Enhanced energy storage and charge-discharge capability of (1-x)K0.5Na0.5NbO3 - xSr(Zn1/3Nb2/3)O3 ceramics

With high power density and energy storage density, lead-free ceramics are urgently needed for the pulsed power capacitors. Here, we adopted grain size engineering strategy, to develop a series of (1 - x)K0.5Na0.5NbO3 - xSr(Zn1/3Nb2/3)O-3 [(1 - x)KNN - xSZN] lead-free relaxor ferroelectric ceramics with both high recoverable energy storage density (W-rec) and charge-discharge properties.

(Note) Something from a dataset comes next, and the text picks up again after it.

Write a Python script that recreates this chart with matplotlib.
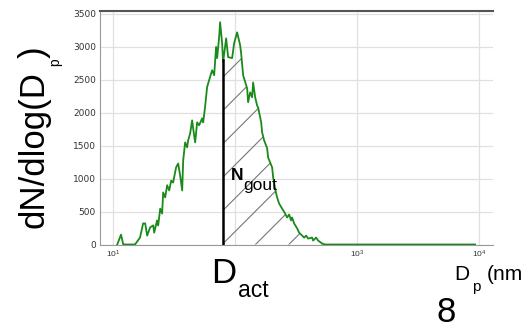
import numpy as np
import matplotlib
matplotlib.use("Agg")
import matplotlib.pyplot as plt

# size distribution (Dp in nm, dN/dlogDp)
dp = [10.8, 11.6, 12.1, 15.1, 16.6, 17.6, 18.3, 19.0, 20.1, 21.3, 21.7, 22.9,
      23.4, 24.3, 25.2, 25.7, 26.7, 27.7, 28.8, 29.9, 31.0, 32.8, 34.1, 35.4,
      36.8, 37.5, 38.9, 40.4, 41.2, 42.8, 44.4, 45.3, 47.0, 48.8, 50.7, 53.6,
      54.7, 56.8, 58.9, 63.6, 64.8, 67.3, 69.8, 71.2, 73.9, 75.3, 78.2, 79.7,
      84.4, 87.6, 94.5, 98.1, 103.8, 109.9, 112.0, 116.3, 125.4, 127.8, 132.7,
      137.8, 140.4, 145.9, 151.4, 154.4, 163.4, 166.5, 172.9, 183.0, 186.4,
      201.1, 204.9, 212.8, 216.8, 220.9, 229.5, 242.8, 256.9, 266.9, 277.1,
      287.7, 293.0, 304.5, 322.3, 334.6, 354.2, 367.8, 381.9, 396.6, 427.7,
      435.7, 461.2, 479.0, 516.6, 546.5, 1000.0, 3000.0, 9270.0]
dndlogdp = [0, 150, 0, 0, 105, 320, 320, 135, 260, 290, 180, 365,
            290, 545, 470, 790, 715, 900, 820, 970, 940, 1170, 1230, 1050,
            820, 1275, 1550, 1475, 1580, 1690, 1885, 1760, 1550, 1855, 1810, 1915,
            1855, 2100, 2390, 2600, 2645, 2570, 3000, 2830, 3145, 3375, 3055, 2770,
            3130, 2845, 2830, 3055, 3220, 3025, 2900, 2570, 2370, 2160, 2310,
            2235, 2460, 2235, 2110, 2080, 1855, 1700, 1580, 1460, 1320,
            1170, 1020, 850, 775, 715, 620, 545, 470, 410, 455,
            365, 410, 320, 245, 180, 135, 105, 135, 90, 105,
            60, 105, 60, 15, 0, 0, 0, 0]
d_act = 80.0

yticks = [0, 500, 1000, 1500, 2000, 2500, 3000, 3500]
xticks = [10, 100, 1000, 10000]
xticklabels = ["$10^{1}$", "", "$10^{3}$", "$10^{4}$"]

plt.rcParams['font.family'] = ['Liberation Sans', 'DejaVu Sans']
plt.rcParams['mathtext.fontset'] = 'custom'
plt.rcParams['mathtext.rm'] = 'Liberation Sans'
plt.rcParams['mathtext.it'] = 'Liberation Sans'
plt.rcParams['hatch.linewidth'] = 0.8

W, H = 531, 328
fig = plt.figure(figsize=(W / 100, H / 100), dpi=100)
ax = fig.add_axes([100 / W, 1 - 244.5 / H, 393 / W, 233.5 / H])

dp = np.array(dp)
y = np.array(dndlogdp, dtype=float)

ax.plot(dp, y, color="#1a8a1a", lw=1.3, zorder=3)

# hatched area right of D_act
y_act = np.interp(np.log10(d_act), np.log10(dp), y)
m = dp > d_act
xs = np.concatenate([[d_act], dp[m]])
ys = np.concatenate([[y_act], y[m]])
ax.fill_between(xs, 0, ys, facecolor="none", edgecolor="#777777",
                hatch="/", linewidth=0, zorder=2)
ax.plot([d_act, d_act], [0, y_act], color="black", lw=1.8, zorder=4)

ax.set_xscale("log")
ax.set_xlim(7.8, 13000)
ax.set_ylim(0, 3545)
ax.set_yticks(yticks)
ax.set_xticks(xticks)
ax.set_xticklabels(xticklabels)
ax.minorticks_off()
ax.tick_params(length=0, pad=3)
for lab in ax.get_yticklabels():
    lab.set_fontfamily("DejaVu Sans")
    lab.set_fontsize(6.5)
    lab.set_color("#333333")
for lab in ax.get_xticklabels():
    lab.set_fontsize(6)
    lab.set_color("#333333")
ax.grid(True, color="#e0e0e0", lw=0.9)
ax.set_axisbelow(True)

ax.spines["right"].set_visible(False)
ax.spines["top"].set_color("#555555")
ax.spines["top"].set_linewidth(1.5)
ax.spines["left"].set_color("#999999")
ax.spines["bottom"].set_color("#999999")


def ftext(x, y, s, size, rot=0, **kw):
    fig.text(x / W, 1 - y / H, s, fontsize=size, va="baseline", ha="left",
             rotation=rot, rotation_mode="anchor", **kw)


# overlaid annotations
ftext(44, 228, "dN/dlog(D", 25, rot=90)
ftext(59, 66, "p", 10, rot=90)
ftext(44, 58, ")", 25, rot=90)
ftext(211, 283, "D", 25)
ftext(238, 297, "act", 16.5)
ftext(231, 180, "N", 12.5, fontweight="bold")
ftext(243, 190, "gout", 12.5)
ftext(454, 280, "D", 15)
ftext(472, 291, "p", 11)
ftext(487, 280, "(nm", 15)
ftext(437, 322, "8", 25)

fig.savefig("out.png", dpi=100)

The heterovalent occupation of the A/B-site hinders ferroelectric ordering and form polar nanodomains regions (PNRs), results in the relaxor characteristics and submicron scale grain synergistically contribute to the high energy storage density (W), approximately of 6.8 J cm(-3), and W-rec, approximately of 2.75 J cm(-3) for 0.92KNN-0.08SZN ceramics under fairly low applied electrical field (220 kV cm(-1)). Satisfactorily, current density (C-D) and power density (P-D) of 0.92KNN-0.08SZN ceramics reached 2197 A cm(-2) and 208.7 MW cm(-3), which is exceeds the most of the value ever reported for relaxors FEs. Moreover, it also possesses a high discharge energy density, approximately of 2.2 J cm(-3) which remaining steady over a wide range of 20-130 degrees C under 170 kV cm(-1). Results demonstrate that KNN-SZN ceramics not only accelerate the developing of pulsed power devices owing to their high energy storage and superior discharge capability at wider temperature, but also provide a counsel for fostering other KNN-based energy storage ceramics.